§ DATA SEGMENT
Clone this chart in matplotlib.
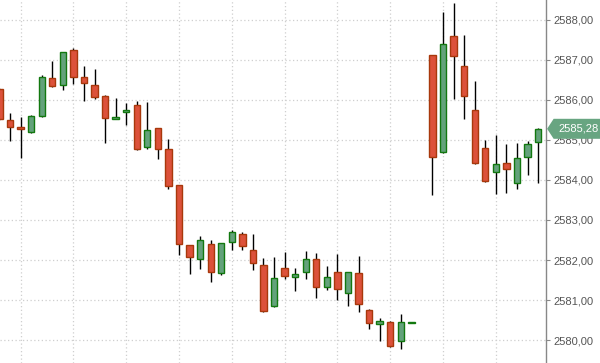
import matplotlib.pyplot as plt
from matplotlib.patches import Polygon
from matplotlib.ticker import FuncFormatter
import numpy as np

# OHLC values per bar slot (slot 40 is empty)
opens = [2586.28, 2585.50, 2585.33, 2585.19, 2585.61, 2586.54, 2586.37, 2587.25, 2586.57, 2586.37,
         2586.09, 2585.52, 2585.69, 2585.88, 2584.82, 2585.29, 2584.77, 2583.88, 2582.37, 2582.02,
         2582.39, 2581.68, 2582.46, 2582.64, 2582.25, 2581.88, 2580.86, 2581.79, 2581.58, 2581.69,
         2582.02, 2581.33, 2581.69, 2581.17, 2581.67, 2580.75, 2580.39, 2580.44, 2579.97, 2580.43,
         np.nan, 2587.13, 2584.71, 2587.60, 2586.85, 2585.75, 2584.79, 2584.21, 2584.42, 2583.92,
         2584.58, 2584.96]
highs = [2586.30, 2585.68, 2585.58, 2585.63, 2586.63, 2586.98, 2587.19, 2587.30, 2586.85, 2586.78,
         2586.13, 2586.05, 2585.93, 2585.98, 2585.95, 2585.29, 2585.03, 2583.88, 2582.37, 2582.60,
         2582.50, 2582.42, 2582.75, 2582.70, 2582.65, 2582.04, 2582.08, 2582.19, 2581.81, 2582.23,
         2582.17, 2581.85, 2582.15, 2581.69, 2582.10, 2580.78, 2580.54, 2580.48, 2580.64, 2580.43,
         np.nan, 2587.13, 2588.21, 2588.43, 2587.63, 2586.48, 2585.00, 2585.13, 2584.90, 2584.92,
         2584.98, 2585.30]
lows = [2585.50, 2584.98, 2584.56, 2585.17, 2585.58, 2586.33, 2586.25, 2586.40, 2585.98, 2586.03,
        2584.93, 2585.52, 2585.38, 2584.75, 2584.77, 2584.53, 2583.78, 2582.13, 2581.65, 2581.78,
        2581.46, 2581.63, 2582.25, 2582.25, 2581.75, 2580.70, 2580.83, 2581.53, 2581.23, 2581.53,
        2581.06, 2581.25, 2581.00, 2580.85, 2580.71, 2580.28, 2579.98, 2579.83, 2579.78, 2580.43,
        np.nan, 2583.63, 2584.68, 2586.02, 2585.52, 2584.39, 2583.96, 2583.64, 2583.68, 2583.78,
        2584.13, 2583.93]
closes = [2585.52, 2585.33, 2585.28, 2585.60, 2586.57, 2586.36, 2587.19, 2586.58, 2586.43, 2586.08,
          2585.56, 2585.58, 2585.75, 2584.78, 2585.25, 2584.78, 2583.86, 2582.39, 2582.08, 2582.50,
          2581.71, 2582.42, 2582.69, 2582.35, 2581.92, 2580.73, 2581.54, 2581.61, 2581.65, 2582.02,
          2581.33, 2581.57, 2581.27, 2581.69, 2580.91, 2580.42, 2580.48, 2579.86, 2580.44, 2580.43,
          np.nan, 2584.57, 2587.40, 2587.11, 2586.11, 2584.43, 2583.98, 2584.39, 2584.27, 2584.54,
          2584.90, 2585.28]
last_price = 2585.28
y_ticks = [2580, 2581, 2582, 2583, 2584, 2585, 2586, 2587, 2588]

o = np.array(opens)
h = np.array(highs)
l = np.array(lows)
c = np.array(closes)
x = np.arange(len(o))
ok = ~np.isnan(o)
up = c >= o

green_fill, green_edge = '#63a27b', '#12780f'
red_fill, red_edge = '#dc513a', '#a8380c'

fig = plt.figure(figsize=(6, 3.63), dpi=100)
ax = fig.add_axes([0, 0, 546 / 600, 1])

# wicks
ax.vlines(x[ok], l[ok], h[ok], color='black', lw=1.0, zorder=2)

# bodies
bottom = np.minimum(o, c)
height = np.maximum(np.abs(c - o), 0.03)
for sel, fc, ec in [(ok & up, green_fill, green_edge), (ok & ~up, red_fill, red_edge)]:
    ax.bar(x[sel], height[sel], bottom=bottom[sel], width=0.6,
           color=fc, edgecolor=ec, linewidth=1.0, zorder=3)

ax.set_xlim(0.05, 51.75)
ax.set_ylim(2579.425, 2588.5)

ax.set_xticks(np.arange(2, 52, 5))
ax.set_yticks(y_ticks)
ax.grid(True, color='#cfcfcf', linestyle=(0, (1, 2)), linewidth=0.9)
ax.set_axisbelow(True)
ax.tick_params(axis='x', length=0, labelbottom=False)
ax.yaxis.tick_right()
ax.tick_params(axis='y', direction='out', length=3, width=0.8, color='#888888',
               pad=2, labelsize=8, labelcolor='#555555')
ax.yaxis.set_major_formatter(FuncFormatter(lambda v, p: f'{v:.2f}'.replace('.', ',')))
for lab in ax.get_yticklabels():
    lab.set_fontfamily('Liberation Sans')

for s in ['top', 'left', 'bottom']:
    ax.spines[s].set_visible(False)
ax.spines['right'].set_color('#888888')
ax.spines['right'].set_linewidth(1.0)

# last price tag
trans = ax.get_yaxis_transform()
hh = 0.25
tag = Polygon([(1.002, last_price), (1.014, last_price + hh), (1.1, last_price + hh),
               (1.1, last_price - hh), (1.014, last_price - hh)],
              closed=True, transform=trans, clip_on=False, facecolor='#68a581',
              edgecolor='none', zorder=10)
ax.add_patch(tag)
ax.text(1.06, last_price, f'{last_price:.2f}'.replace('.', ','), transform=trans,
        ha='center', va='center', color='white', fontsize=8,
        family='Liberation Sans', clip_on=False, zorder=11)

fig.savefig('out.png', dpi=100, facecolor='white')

§ WRITTEN REQUEST
Leave the pictures out and please restate exactly the lines running from the start of the material through the one with "import numpy as np".

§ ANSWER TO THE EXERCISE
Clone this chart in matplotlib.
import matplotlib.pyplot as plt
from matplotlib.patches import Polygon
from matplotlib.ticker import FuncFormatter
import numpy as np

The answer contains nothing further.